Search code examples
pythonpandasnumpyscikit-learncosine-similarity

Replacing for-loop with better alternatives in panda dataframes for similarity measurement


I am working on creating a function which will calculate the cosine similarity of each record in a dataset (MxK dimension) against records in another dataset (NxK dimension) where N is much smaller than M.

The below code does the job well when I test it on a tiny dataset ('iris' dataset for example). I am worried it might struggle when I have bigger datasets ( 100K records & 100+ variables).

I know for loop is not advisable for such scenarios and I got two for loops in this case.
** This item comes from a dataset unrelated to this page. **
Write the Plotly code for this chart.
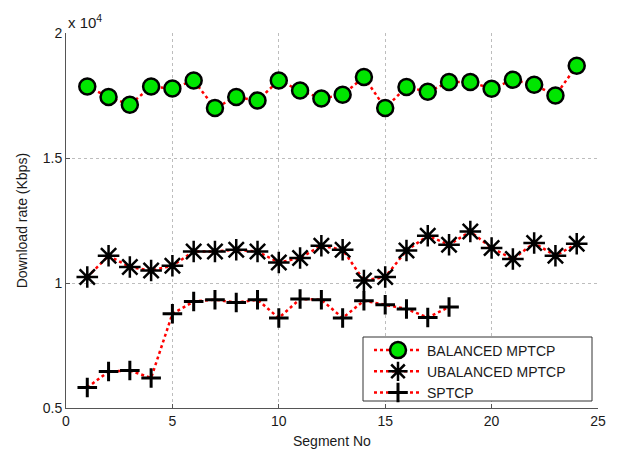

I am wondering if anyone can suggest ways of improving this code.

import pandas as pd
import numpy as np
from sklearn.metrics.pairwise import cosine_similarity

def similarity_calculation(seed_data, pool_data):
    # Create an empty dataframe to store the similarity scores
    similarity_matrix = pd.DataFrame()
    for indexi, rowi in pool_data.iterrows():
        # Create an array to score similarity score for each record in pool data
        similarity_score_array = []
        for indexj, rowj in seed_data.iterrows():
            # Fetch a single record from pool dataset
            pool = rowi.values.reshape(1, -1)
            # Fetch a single record from seed dataset
            seed = rowj.values.reshape(1, -1)
            # Measure similarity score between the two records
            similarity_score = (cosine_similarity(pool, seed))[0][0]
            similarity_score_array.append(similarity_score)
        # Append the similarity score array as a new record to the similarity matrix
        similarity_matrix = similarity_matrix.append(pd.Series(similarity_score_array), ignore_index=True)

Edit1: Sample data iris dataset is used as follows

iris_data = pd.read_csv("iris_data.csv", header=0)
# Split the data into seeds and pool sets, excluding the species details
seed_set = iris_data.iloc[:10, :4]
pool_set = iris_data.iloc[10:, :4]

Expected result is enter image description here

My new compact code (with a single for loop) is as follows

def similarity_calculation_compact(seed_data, pool_data):
    Array1 = pool_data.values
    Array2 = seed_data.values
    scores = []
    for i in range(Array1.shape[0]):
        scores.append(np.mean(cosine_similarity(Array1[None, i, :], Array2)))
    final_data = pool_data.copy()
    final_data['mean_similarity_score'] = scores
    final_data = final_data.sort_values(by='mean_similarity_score', ascending=False)
    return(final_data)

The output I am getting is enter image description here

I was expecting identical results as both functions are supposed to fetch records from pool data most similar (in terms of average cosine similarity) to the seed data.


Solution

  • There is no need for the for-loops, since cosine_similarity takes as input two arrays of shapes (n_samples_X, n_features) and (n_samples_Y, n_features) and returns an array of shape (n_samples_X, n_samples_Y) by computing cosine similarity between each pair of the two input arrays.

    import numpy as np
    import pandas as pd
    from sklearn.metrics.pairwise import cosine_similarity
    
    iris_data = pd.read_csv("iris.csv", header=0)
    
    seed_set = iris_data.iloc[:10, :4]
    pool_set = iris_data.iloc[10:, :4]
    
    np.mean(cosine_similarity(pool_set, seed_set), axis=1)
    

    Result (after sorting):

    array([0.99952255, 0.99947777, 0.99947545, 0.99946886, 0.99946596, ...])